XR3326 was refurbished locally in the mid-fifties by Colin Nightingale, an engineer with the Mufulira Copper Mine. A heroic long-range journey to Cape Town followed, mainly over dirt roads with owner, wife, and three children aboard. Across some 2,300 miles it must have been quite the holiday and a test of family solidarity if there ever was one. 

Acquired by Hanford in 1967, she was again rebuilt, and in 1974 the epic journey from (now independent) Zambia to South Africa repeated, running to Durban and the sea to board the steamship S.A. Vaal which finally returned the Bentley to England. “It was a drive I shall always remember…if flashing lights and thumbs up signs are anything to go by, we gave pleasure to hundreds of others.”

Back in England, UA 4906 was sold to David Wickens in the late 70s and skilfully restored by Roger Cook, including new coachwork as a sporting four-seater. She won the Best Vintage Bentley Award at the 1979 BDC Kensington Gardens concours, before entering very long-term private ownership, and remaining essentially unchanged for forty years.

As noted in the accompanying Clare Hay report, this Bentley retains her original engine carburettors, steering column, and rear axle. The front axle and chassis are period factory replacements, with works carried out and recorded in Bentley service records. A “C” type gearbox is currently fitted.

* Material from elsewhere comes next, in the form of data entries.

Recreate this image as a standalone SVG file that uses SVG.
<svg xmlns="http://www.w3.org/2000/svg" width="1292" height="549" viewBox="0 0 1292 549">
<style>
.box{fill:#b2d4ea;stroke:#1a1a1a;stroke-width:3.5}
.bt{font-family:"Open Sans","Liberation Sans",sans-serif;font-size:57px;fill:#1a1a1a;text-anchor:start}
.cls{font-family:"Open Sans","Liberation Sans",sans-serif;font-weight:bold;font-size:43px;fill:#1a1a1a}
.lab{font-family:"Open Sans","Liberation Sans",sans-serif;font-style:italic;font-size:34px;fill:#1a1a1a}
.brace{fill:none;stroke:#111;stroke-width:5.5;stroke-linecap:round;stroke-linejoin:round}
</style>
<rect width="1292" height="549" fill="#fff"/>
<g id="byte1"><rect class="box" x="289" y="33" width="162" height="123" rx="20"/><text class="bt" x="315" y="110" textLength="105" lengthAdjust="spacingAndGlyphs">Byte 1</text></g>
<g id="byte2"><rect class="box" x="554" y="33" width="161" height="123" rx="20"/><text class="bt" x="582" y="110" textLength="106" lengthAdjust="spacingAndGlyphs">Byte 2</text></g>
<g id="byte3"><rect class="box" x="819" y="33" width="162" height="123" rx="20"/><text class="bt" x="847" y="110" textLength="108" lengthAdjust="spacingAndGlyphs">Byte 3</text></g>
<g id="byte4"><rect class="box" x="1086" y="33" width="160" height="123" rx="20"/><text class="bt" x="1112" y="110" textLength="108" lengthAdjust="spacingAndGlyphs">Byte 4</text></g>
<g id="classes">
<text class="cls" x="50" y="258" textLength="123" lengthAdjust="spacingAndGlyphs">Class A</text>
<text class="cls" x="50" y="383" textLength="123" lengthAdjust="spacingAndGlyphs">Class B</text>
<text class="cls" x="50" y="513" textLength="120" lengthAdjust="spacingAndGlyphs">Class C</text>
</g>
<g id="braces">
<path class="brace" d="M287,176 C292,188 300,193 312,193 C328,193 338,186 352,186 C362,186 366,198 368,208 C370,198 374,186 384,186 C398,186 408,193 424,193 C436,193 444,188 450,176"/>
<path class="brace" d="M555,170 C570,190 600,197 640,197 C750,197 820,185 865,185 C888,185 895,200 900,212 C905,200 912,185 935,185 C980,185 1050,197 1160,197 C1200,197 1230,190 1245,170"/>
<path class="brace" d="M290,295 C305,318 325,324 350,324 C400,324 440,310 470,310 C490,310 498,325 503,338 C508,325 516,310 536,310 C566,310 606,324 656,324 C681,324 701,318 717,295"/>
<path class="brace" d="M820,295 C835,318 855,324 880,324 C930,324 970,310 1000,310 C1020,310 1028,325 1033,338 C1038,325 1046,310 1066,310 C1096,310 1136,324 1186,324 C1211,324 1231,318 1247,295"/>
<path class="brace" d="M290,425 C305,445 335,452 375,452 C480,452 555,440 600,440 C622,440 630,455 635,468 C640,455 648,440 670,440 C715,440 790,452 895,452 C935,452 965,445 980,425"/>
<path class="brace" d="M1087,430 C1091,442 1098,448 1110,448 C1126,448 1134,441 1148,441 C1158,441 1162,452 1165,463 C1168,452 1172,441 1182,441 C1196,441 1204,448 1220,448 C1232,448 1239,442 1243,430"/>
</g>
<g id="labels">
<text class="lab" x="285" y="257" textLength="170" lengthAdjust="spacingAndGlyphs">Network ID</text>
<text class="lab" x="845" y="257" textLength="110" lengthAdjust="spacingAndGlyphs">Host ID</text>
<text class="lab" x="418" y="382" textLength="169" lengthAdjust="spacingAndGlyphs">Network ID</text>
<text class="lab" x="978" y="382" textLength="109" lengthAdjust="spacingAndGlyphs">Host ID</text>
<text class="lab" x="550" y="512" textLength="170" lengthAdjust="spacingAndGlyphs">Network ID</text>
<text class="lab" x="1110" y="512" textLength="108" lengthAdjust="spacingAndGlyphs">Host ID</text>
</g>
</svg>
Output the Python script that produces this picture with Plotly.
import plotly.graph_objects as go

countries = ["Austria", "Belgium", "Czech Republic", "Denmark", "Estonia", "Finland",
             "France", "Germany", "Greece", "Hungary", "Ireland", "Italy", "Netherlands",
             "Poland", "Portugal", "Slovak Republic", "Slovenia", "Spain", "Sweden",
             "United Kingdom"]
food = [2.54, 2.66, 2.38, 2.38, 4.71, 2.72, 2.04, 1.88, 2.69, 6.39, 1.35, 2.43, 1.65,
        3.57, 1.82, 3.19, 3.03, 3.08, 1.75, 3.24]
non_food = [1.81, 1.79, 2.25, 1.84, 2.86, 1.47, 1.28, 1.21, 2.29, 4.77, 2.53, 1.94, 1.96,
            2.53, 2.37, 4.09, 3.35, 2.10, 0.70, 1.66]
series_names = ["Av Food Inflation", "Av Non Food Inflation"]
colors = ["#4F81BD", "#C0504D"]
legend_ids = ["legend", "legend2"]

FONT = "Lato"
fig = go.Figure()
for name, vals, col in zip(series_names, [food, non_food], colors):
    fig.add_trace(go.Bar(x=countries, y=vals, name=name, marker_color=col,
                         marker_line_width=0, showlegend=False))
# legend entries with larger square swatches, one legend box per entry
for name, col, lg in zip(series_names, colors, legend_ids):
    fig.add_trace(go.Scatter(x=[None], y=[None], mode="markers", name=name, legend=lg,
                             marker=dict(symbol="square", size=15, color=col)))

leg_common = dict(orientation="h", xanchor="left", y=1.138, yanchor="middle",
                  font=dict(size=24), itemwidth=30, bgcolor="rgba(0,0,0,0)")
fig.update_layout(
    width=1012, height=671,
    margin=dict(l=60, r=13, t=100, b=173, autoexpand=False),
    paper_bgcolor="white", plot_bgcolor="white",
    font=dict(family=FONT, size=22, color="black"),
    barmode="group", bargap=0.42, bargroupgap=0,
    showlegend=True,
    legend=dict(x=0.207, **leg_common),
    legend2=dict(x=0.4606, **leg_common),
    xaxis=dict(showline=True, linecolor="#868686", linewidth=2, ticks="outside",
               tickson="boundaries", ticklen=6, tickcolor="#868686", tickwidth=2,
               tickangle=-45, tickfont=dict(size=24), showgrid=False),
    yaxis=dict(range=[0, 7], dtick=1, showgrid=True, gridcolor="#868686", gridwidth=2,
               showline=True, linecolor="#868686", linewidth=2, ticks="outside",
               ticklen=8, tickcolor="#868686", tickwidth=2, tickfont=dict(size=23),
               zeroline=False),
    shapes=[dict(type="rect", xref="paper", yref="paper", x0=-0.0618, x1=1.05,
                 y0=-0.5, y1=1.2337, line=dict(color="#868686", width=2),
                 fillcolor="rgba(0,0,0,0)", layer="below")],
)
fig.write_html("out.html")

Over the last two years and under devoted new ownership, UA 4906 was treated to the lavish restoration at R.C. Moss, with all the related and very substantial invoices on file. Every mechanical component was overhauled, the body reskinned in alloy and Rexine where appropriate, and new paint and trim executed to the highest standards.

Once again an object of total beauty, this handsome vintage Bentley is ready to enjoy for another generation – with her intrepid history of very long range touring, she will thrill any fortunate new owner on new adventures at home and abroad.